4. Summary and outlook

Hydrometeorological data are critical in model development and water resources management. In this work, we compiled hydrometeorological data from 30 intensively monitored watersheds. In addition to standard measurements of precipitation, air temperature and streamflow, the CHOSEN dataset also includes soil moisture, SWE, snow depth, isotopes, and other hydrometeorology variables. Most of the raw data were downloaded from publicly available resources, including the LTER and US CZO networks.
Since raw data often have errors, gaps, and inconsistent formats across sites, we applied quality control procedures, gap-filled missing data, and standardized the data format. The three-step gap-filling approach consisted of interpolation, regression, and climate catalog methods. We also generated flag tables denoting the different data types (raw, missing, or filled) and gap-filling methods. Data users can update or change the gap-filling techniques with the help of these flag tables. Finally, we published the synthesis product in NetCDF format along with Jupyter Notebook examples demonstrating the cleaning procedures and how to access the data.

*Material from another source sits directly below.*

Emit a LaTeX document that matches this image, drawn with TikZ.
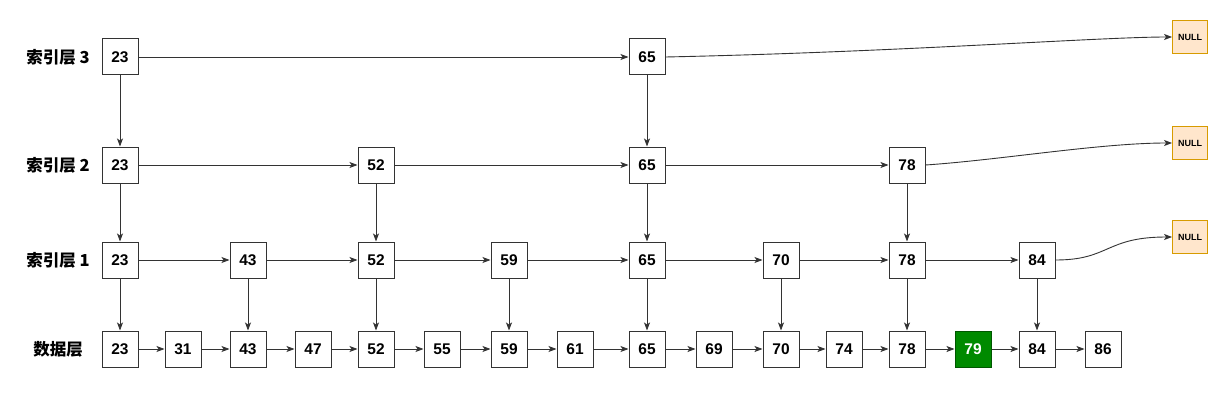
\documentclass[tikz,border=0pt]{standalone}
\usepackage{fontspec}
\setmainfont{Liberation Sans}
\newfontfamily\cjk{Noto Sans CJK SC}
\usetikzlibrary{arrows.meta}
\definecolor{lineg}{HTML}{333333}
\definecolor{nullfill}{HTML}{FFE6CC}
\definecolor{nullbord}{HTML}{D79B00}
\definecolor{gfill}{HTML}{008A00}
\definecolor{gbord}{HTML}{005700}
\tikzset{
  nbox/.style={draw=lineg, line width=1pt, fill=white, minimum width=36pt, minimum height=36pt, inner sep=0pt, font=\fontsize{15.5}{15.5}\selectfont\bfseries},
  gbox/.style={nbox, draw=gbord, fill=gfill, text=white},
  nullbox/.style={draw=nullbord, line width=0.9pt, fill=nullfill, minimum width=35pt, minimum height=33pt, inner sep=0pt, font=\fontsize{9}{9}\selectfont\bfseries},
  lbl/.style={font=\cjk\bfseries\fontsize{16.5}{16.5}\selectfont, inner sep=0pt},
  arr/.style={draw=lineg, line width=0.9pt, -{Stealth[length=8pt,width=6pt,inset=2pt]}},
}
\begin{document}
\begin{tikzpicture}[x=1pt,y=-1pt]
\useasboundingbox (0,0) rectangle (1213,404);
% labels
\node[lbl] (L3) at (58,57) {索引层 3};
\node[lbl] (L2) at (58,165) {索引层 2};
\node[lbl] (L1) at (58,260) {索引层 1};
\node[lbl] (L0) at (58,349) {数据层};
% data layer
\node[nbox] (d23) at (120,349) {23};
\node[nbox] (d31) at (183,349) {31};
\node[nbox] (d43) at (248,349) {43};
\node[nbox] (d47) at (313,349) {47};
\node[nbox] (d52) at (376,349) {52};
\node[nbox] (d55) at (442,349) {55};
\node[nbox] (d59) at (509,349) {59};
\node[nbox] (d61) at (575,349) {61};
\node[nbox] (d65) at (647,349) {65};
\node[nbox] (d69) at (714,349) {69};
\node[nbox] (d70) at (781,349) {70};
\node[nbox] (d74) at (844,349) {74};
\node[nbox] (d78) at (907,349) {78};
\node[gbox] (d79) at (973,349) {79};
\node[nbox] (d84) at (1037,349) {84};
\node[nbox] (d86) at (1103,349) {86};
% index 1
\node[nbox] (a23) at (120,260) {23};
\node[nbox] (a43) at (248,260) {43};
\node[nbox] (a52) at (376,260) {52};
\node[nbox] (a59) at (509,260) {59};
\node[nbox] (a65) at (647,260) {65};
\node[nbox] (a70) at (781,260) {70};
\node[nbox] (a78) at (907,260) {78};
\node[nbox] (a84) at (1037,260) {84};
% index 2
\node[nbox] (b23) at (120,165) {23};
\node[nbox] (b52) at (376,165) {52};
\node[nbox] (b65) at (647,165) {65};
\node[nbox] (b78) at (907,165) {78};
% index 3
\node[nbox] (c23) at (120,57) {23};
\node[nbox] (c65) at (647,57) {65};
% NULL
\node[nullbox] (n3) at (1190,37) {NULL};
\node[nullbox] (n2) at (1190,143) {NULL};
\node[nullbox] (n1) at (1190,237) {NULL};
% horizontal data
\foreach \a/\b in {d23/d31,d31/d43,d43/d47,d47/d52,d52/d55,d55/d59,d59/d61,d61/d65,d65/d69,d69/d70,d70/d74,d74/d78,d78/d79,d79/d84,d84/d86}
  \draw[arr] (\a) -- (\b);
% horizontal index 1
\foreach \a/\b in {a23/a43,a43/a52,a52/a59,a59/a65,a65/a70,a70/a78,a78/a84}
  \draw[arr] (\a) -- (\b);
% index 2
\foreach \a/\b in {b23/b52,b52/b65,b65/b78}
  \draw[arr] (\a) -- (\b);
% index 3
\draw[arr] (c23) -- (c65);
% verticals
\foreach \a/\b in {c23/b23,c65/b65,b23/a23,b52/a52,b65/a65,b78/a78,a23/d23,a43/d43,a52/d52,a59/d59,a65/d65,a70/d70,a78/d78,a84/d84}
  \draw[arr] (\a) -- (\b);
% to NULL
\draw[arr] (c65.east) .. controls (900,52) and (1100,37) .. (n3.west);
\draw[arr] (b78.east) .. controls (1000,160) and (1100,143) .. (n2.west);
\draw[arr] (a84.east) .. controls (1110,260) and (1105,237) .. (n1.west);
\end{tikzpicture}
\end{document}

Different large sample hydrological datasets are best adapted to various research pursuits and questions (Addor et al., 2020). Compared with other large sample hydrological datasets, our dataset seeks to facilitate hydrological and ecological studies that require a broad set of hydrometeorological variables and time series data. For instance, hydrological model development may benefit from having soil moisture, snowmelt and streamflow data as part of its multi-objective calibration function (Andersen et al., 2001), while isotope data can support studies that focus on watershed storage estimates and transport (Perrin et al., 2003; Sprenger et al., 2018). Similarly, the CHOSEN dataset can promote data-driven models focused on predictions beyond streamflow, which will allow them to be more comprehensive than mere discharge predictors. And for the ecological community, these data could be used to better understand how processes such as microbial biogeochemical reactions and evapotranspiration respond to changing hydrological regimes and climate variability. Besides this data release, future data products can include catchment physical attributes such as watershed topography and soil characteristics. The availability of such physical watershed attributes can further assist in comparative studies using both data-driven and distributed models, possibly leading to prediction in ungauged basins and transferability of model parameters among catchments (Razavi & Coulibaly, 2013; Sivapalan et al., 2003; Zelelew & Alfredsen, 2014).
While other large-sample hydrological datasets often contain more watersheds than CHOSEN does currently, to the best of our knowledge, CHOSEN reflects one of the largest open-source collections of hydrometeorological data from intensely and comprehensively monitored watersheds. Similar to the CAMELS initiative (Addor et al., 2017), which has now encouraged the release of data from different groups and countries (CAMELS-UK(Coxon et al., 2020), CAMELS-Chile (Alvarez-Garreton et al., 2018)), we hope that this data product will encourage different groups to publicly release comprehensive data sets to enrich hydrological analysis.